Although you may not want to replace what looks like a perfectly good tire, riding on tires more than five years old greatly increases the risk of a blowout.

*Date Codes:* Every tire has a date code stamped on the sidewall, which gives the date that the tire was manufactured. They look something like this:* DOT PDHH MLOR 3403. *The date code can be on either side of the tire, so you may have to crawl underneath the rig and look on the inward facing side. The date code always starts with the letters DOT and ends with a 3 or 4 digit number. *That last number is the date code, which tells you when the tire was manufactured. The first two numbers indicate the week (out of 52) and the last one or two digits indicate the year.* *For instance, 3403 means the 34th week of 2003, or the last week in August 2003.* Starting with the year 2000, the date codes have two digits for the year, prior to that, only one. A date code of 079 would indicate the seventh week of 1999, or the third week of February 1999.

Tires deteriorate with age, even when sitting on a shelf, so always ask to see the date code when you purchase new tires and insist on tires manufactured within the last few months. The tire dealer may give you a funny look because most consumers don't know about date codes.

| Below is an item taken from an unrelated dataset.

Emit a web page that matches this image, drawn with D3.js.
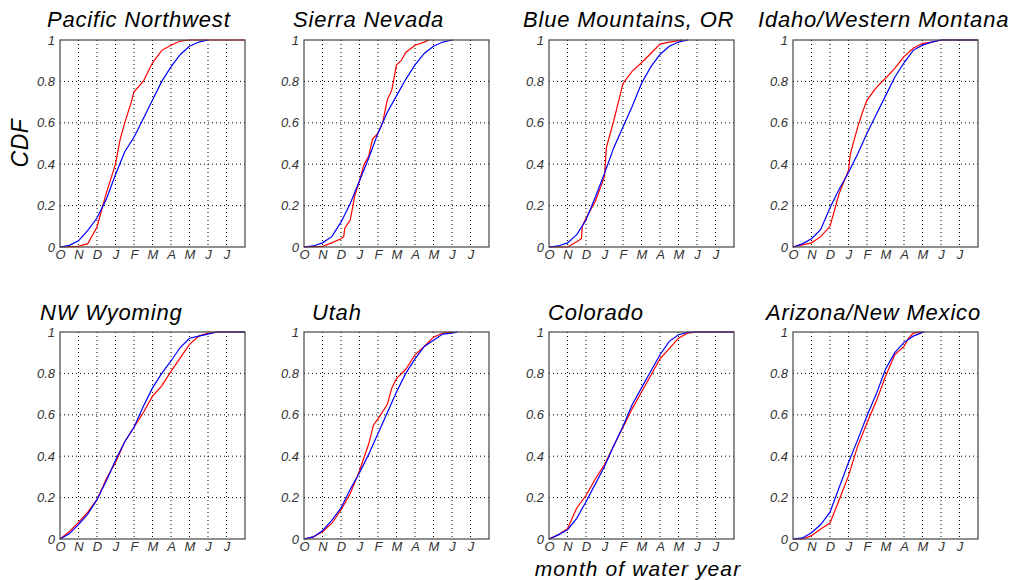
<!DOCTYPE html>
<html>
<head>
<meta charset="utf-8">
<script src="https://cdn.jsdelivr.net/npm/d3@7"></script>
<style>
  body { margin: 0; background: #fff; }
  svg { display: block; font-family: "Liberation Sans", Arial, sans-serif; }
</style>
</head>
<body>
<svg id="chart" width="1011" height="580"></svg>
<script>
// ---- data (month of water year: 0 = 1 Oct) ----
const monthLabels = ["O","N","D","J","F","M","A","M","J","J"];
const yTicks = [0, 0.2, 0.4, 0.6, 0.8, 1];
const regions = ["Pacific Northwest","Sierra Nevada","Blue Mountains, OR","Idaho/Western Montana",
                 "NW Wyoming","Utah","Colorado","Arizona/New Mexico"];

const pnwObs = [[0,0],[1,0.003],[1.5,0.016],[2,0.097],[2.5,0.26],[3,0.40],[3.25,0.52],[3.5,0.60],[3.85,0.70],[4,0.75],[4.5,0.80],[5,0.89],[5.5,0.95],[6,0.975],[6.5,0.995],[7,1],[10,1]];
const pnwFit = [[0,0],[0.5,0.008],[1,0.03],[1.5,0.08],[2,0.14],[2.5,0.23],[3,0.35],[3.5,0.46],[4,0.53],[4.5,0.62],[5,0.71],[5.5,0.80],[6,0.87],[6.5,0.93],[7,0.97],[7.5,0.99],[8,1]];

const sierraObs = [[0,0],[1,0.003],[1.5,0.02],[2,0.04],[2.15,0.05],[2.2,0.09],[2.5,0.13],[2.75,0.25],[3,0.32],[3.25,0.40],[3.5,0.44],[3.7,0.52],[4,0.55],[4.25,0.60],[4.5,0.71],[4.75,0.76],[5,0.88],[5.25,0.90],[5.5,0.94],[6,0.975],[6.5,0.99],[6.75,1]];
const sierraFit = [[0,0],[0.5,0.005],[1,0.02],[1.5,0.05],[2,0.12],[2.5,0.21],[3,0.32],[3.5,0.43],[4,0.55],[4.5,0.65],[5,0.73],[5.5,0.81],[6,0.88],[6.5,0.935],[7,0.97],[7.5,0.99],[8,1]];

const blueObs = [[0,0],[1,0],[1.5,0.025],[1.75,0.04],[1.8,0.10],[2,0.14],[2.5,0.22],[3,0.34],[3.1,0.48],[3.5,0.61],[4,0.79],[4.5,0.85],[5,0.89],[5.5,0.935],[6,0.98],[6.5,0.99],[7,0.997],[7.2,1]];
const blueFit = [[0,0],[0.5,0.005],[1,0.02],[1.5,0.06],[2,0.13],[2.5,0.24],[3,0.355],[3.5,0.48],[4,0.58],[4.5,0.68],[5,0.79],[5.5,0.87],[6,0.93],[6.5,0.97],[7,0.99],[7.5,1]];

const idahoObs = [[0,0],[1,0.02],[1.5,0.05],[2,0.10],[2.25,0.18],[2.5,0.26],[3,0.37],[3.1,0.45],[3.5,0.58],[3.75,0.65],[4,0.71],[4.5,0.77],[5,0.815],[5.5,0.863],[6,0.92],[6.5,0.96],[7,0.984],[7.5,0.99],[8,1],[10,1]];
const idahoFit = [[0,0],[0.5,0.015],[1,0.04],[1.5,0.085],[2,0.19],[2.5,0.28],[3,0.36],[3.5,0.45],[4,0.55],[4.5,0.64],[5,0.73],[5.5,0.82],[6,0.89],[6.5,0.95],[7,0.975],[7.5,0.99],[8,1],[10,1]];

const wyoObs = [[0,0],[0.5,0.035],[1,0.08],[1.5,0.13],[2,0.19],[2.5,0.29],[3,0.37],[3.5,0.47],[4,0.54],[4.5,0.61],[5,0.69],[5.5,0.74],[6,0.81],[6.5,0.875],[7,0.94],[7.5,0.98],[8,0.995],[8.5,1],[10,1]];
const wyoFit = [[0,0],[0.5,0.025],[1,0.07],[1.5,0.12],[2,0.19],[2.5,0.28],[3,0.38],[3.5,0.47],[4,0.54],[4.5,0.64],[5,0.73],[5.5,0.80],[6,0.86],[6.5,0.925],[7,0.97],[7.5,0.98],[8,0.99],[8.5,1],[10,1]];

const utahObs = [[0,0],[0.5,0.01],[1,0.035],[1.5,0.075],[2,0.14],[2.5,0.22],[3,0.33],[3.5,0.46],[3.75,0.55],[4,0.58],[4.5,0.65],[4.75,0.73],[5,0.775],[5.5,0.82],[6,0.89],[6.5,0.93],[7,0.975],[7.5,0.995],[8,1]];
const utahFit = [[0,0],[0.5,0.01],[1,0.04],[1.5,0.09],[2,0.15],[2.5,0.24],[3,0.32],[3.5,0.41],[4,0.51],[4.5,0.61],[5,0.71],[5.5,0.80],[6,0.87],[6.5,0.93],[7,0.96],[7.5,0.99],[8,0.995],[8.3,1]];

const coloObs = [[0,0],[0.5,0.02],[1,0.05],[1.5,0.15],[2,0.21],[2.5,0.29],[3,0.36],[3.5,0.45],[4,0.54],[4.5,0.63],[5,0.71],[5.5,0.79],[6,0.87],[6.5,0.92],[7,0.97],[7.5,0.995],[8,1],[10,1]];
const coloFit = [[0,0],[0.5,0.02],[1,0.045],[1.5,0.10],[2,0.18],[2.5,0.265],[3,0.35],[3.5,0.45],[4,0.545],[4.5,0.65],[5,0.73],[5.5,0.81],[6,0.89],[6.5,0.955],[7,0.987],[7.5,0.998],[8,1],[10,1]];

const azObs = [[0,0],[0.5,0],[1,0.016],[1.5,0.048],[2,0.077],[2.5,0.19],[3,0.305],[3.5,0.45],[4,0.56],[4.5,0.665],[5,0.785],[5.5,0.89],[6,0.93],[6.25,0.97],[6.5,0.995],[7,1]];
const azFit = [[0,0],[0.5,0.005],[1,0.03],[1.5,0.07],[2,0.13],[2.5,0.25],[3,0.37],[3.5,0.48],[4,0.595],[4.5,0.70],[5,0.82],[5.5,0.90],[6,0.95],[6.5,0.98],[7,0.998],[7.1,1]];

const observed = [pnwObs, sierraObs, blueObs, idahoObs, wyoObs, utahObs, coloObs, azObs];
const fitted   = [pnwFit, sierraFit, blueFit, idahoFit, wyoFit, utahFit, coloFit, azFit];

// ---- layout ----
const colLeft = [60, 304, 549, 793];
const rowTop = [40, 332];
const pw = 185, ph = 207;
const titleX = [47, 293, 523, 758, 40, 312, 548, 766];
const titleY = [27, 320];

const svg = d3.select("#chart");

regions.forEach((name, i) => {
  const col = i % 4, row = Math.floor(i / 4);
  const g = svg.append("g").attr("transform", `translate(${colLeft[col]},${rowTop[row]})`);
  const x = d3.scaleLinear().domain([0, 10]).range([0, pw]);
  const y = d3.scaleLinear().domain([0, 1]).range([ph, 0]);

  // grid
  g.append("g").selectAll("line").data(d3.range(1, 10)).join("line")
    .attr("x1", d => x(d)).attr("x2", d => x(d)).attr("y1", 0).attr("y2", ph)
    .attr("stroke", "#000").attr("stroke-width", 1).attr("stroke-dasharray", "1,3");
  g.append("g").selectAll("line").data(yTicks.slice(1, -1)).join("line")
    .attr("y1", d => y(d)).attr("y2", d => y(d)).attr("x1", 0).attr("x2", pw)
    .attr("stroke", "#000").attr("stroke-width", 1).attr("stroke-dasharray", "1,3");

  // axes
  const ya = g.append("g").call(d3.axisLeft(y).tickValues(yTicks).tickSize(0).tickPadding(5)
      .tickFormat(d => (d === 0 || d === 1) ? String(d) : d.toFixed(1)));
  const xa = g.append("g").attr("transform", `translate(0,${ph})`)
    .call(d3.axisBottom(x).tickValues(d3.range(0, 10)).tickSize(0).tickPadding(3)
      .tickFormat(d => monthLabels[d]));
  [ya, xa].forEach(a => {
    a.select(".domain").remove();
    a.selectAll("text").attr("font-size", 13).attr("font-style", "italic")
      .attr("fill", "#333").attr("font-family", "'Liberation Sans', Arial, sans-serif");
  });

  // curves
  const line = d3.line().x(d => x(d[0])).y(d => y(d[1]));
  g.append("path").datum(observed[i]).attr("d", line)
    .attr("fill", "none").attr("stroke", "#ff0000").attr("stroke-width", 1.2);
  g.append("path").datum(fitted[i]).attr("d", line)
    .attr("fill", "none").attr("stroke", "#0000ff").attr("stroke-width", 1.2);

  // frame
  g.append("rect").attr("x", 0).attr("y", 0).attr("width", pw).attr("height", ph)
    .attr("fill", "none").attr("stroke", "#444").attr("stroke-width", 1.2);

  // title
  svg.append("text").attr("x", titleX[i]).attr("y", titleY[row])
    .attr("font-size", 22).attr("letter-spacing", 0.8).attr("font-style", "italic").attr("fill", "#000")
    .text(name);
});

svg.append("text").attr("transform", "translate(28,143) rotate(-90)")
  .attr("text-anchor", "middle").attr("font-size", 23).attr("letter-spacing", 0.5).attr("font-style", "italic")
  .text("CDF");
svg.append("text").attr("x", 638).attr("y", 576)
  .attr("text-anchor", "middle").attr("font-size", 21).attr("letter-spacing", 1.1).attr("font-style", "italic")
  .text("month of water year");
</script>
</body>
</html>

Tire Size Designations: That jumble of letters and numbers on the sidewall of the tire is the tire size designation. The first letters indicate the type of tire: P for passenger car, LT for light truck, and ST for special trailer. Bus and medium-duty truck tires have no such designation. The next number is the width of the tire, given in millimeters, followed by a slash. The number following the slash is the ratio of width to section height (only important to tire engineers) followed by a letter: R for radial ply or D for diagonal or bias ply. It ends with a number which gives the inside diameter of the tire in inches. A tire with the designation ST225/75R15 is a special trailer tire that is 225 millimeters wide with a width to section height ratio of 75. It is a radial ply tire that will be mounted on a 15-inch wheel.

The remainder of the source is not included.